Even the smallest opening between the outside of your house and the attic can allow a wild animal to enter. Squirrels, raccoons and mice are the most common. In many cases, fleas have infested these animals, and the pests will often find a place in your attic to take up residence. You can prevent this from occurring by inspecting the roof and outside of your home for any openings or cracks. If you think an animal is living in your attic, a call to your local exterminator may be warranted.
If you have had to recently treat your pet and home for fleas, your attic may be infested. When dealing with a flea problem, it is important to thoroughly treat your entire home; anything you left alone, including your attic, could become a refuge for stray fleas. Even if one flea remains in your attic, it can multiply into thousands within a few short months. This is one of the most likely causes for fleas in this area of the home.

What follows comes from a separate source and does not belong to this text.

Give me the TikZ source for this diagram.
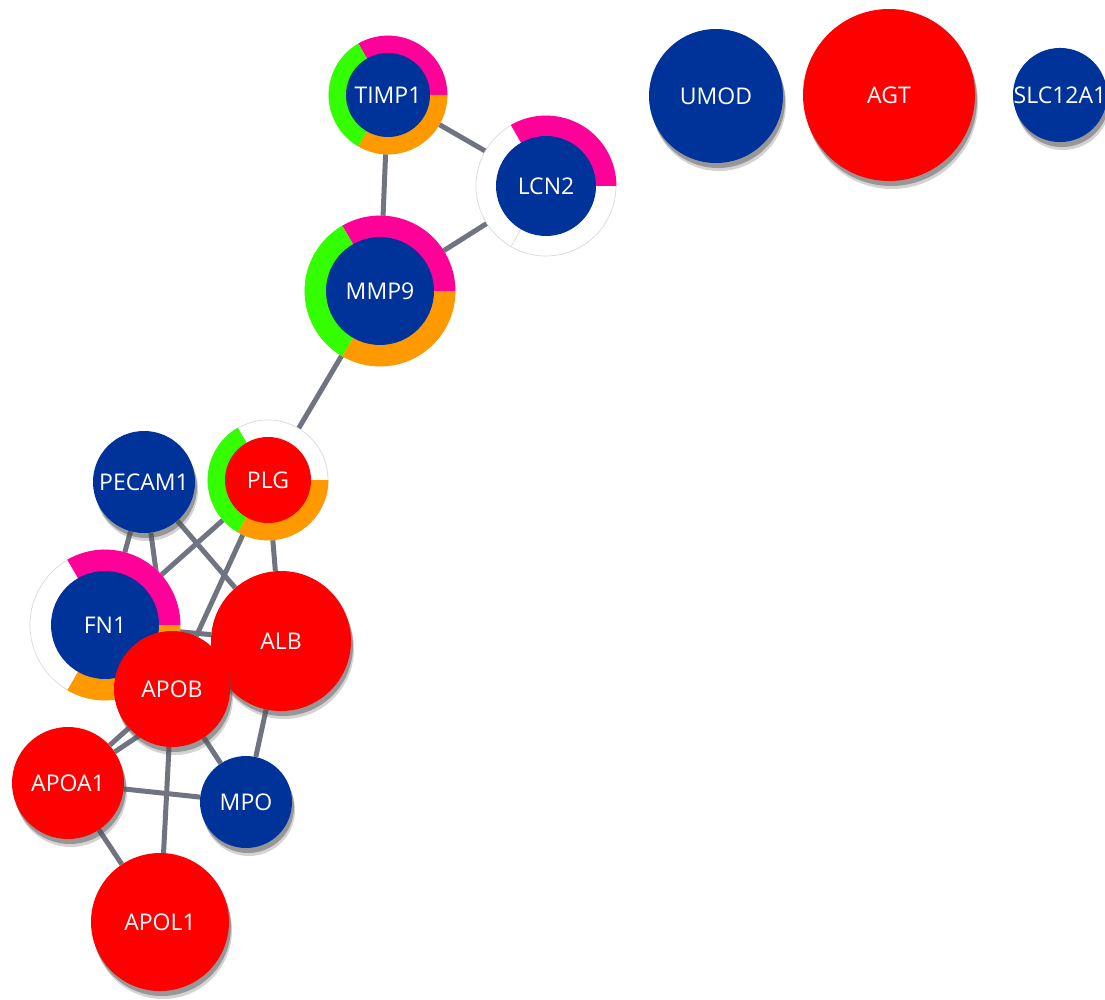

Treating Fleas in the Attic
Many people use their attics to store household items or mementos that are not in use. If your attic is especially crowded, treating the area for fleas may be difficult. Any containers or boxes should be opened and emptied before treating. For the most thorough results, set off a flea fogger that has both an adulticide, to kill mature fleas, and an insect growth regulator, which prevents flea eggs from hatching. Once it is safe to enter the attic, which will vary on the type of fogger you use, treat any soft material or corners that you may not have reached with a spray treatment for the most thorough results. If you do not feel you are up to the task, a reputable exterminator is often a good option.
Avoiding a Spreading Infestation
Any portion of your home that is infested with fleas, including your attic, requires that you treat the entire premise. Once you've killed off the fleas in your attic, it is important to take care of the rest of your home, including the basement if you have one, to make sure stray fleas do not make their way downstairs. You should typically do this at the same time you treat the attic. If you are not already giving your pet a flea treatment, make a visit to your veterinarian for a prescription; making sure fleas do not infest your pet is one of the best ways to protect your home.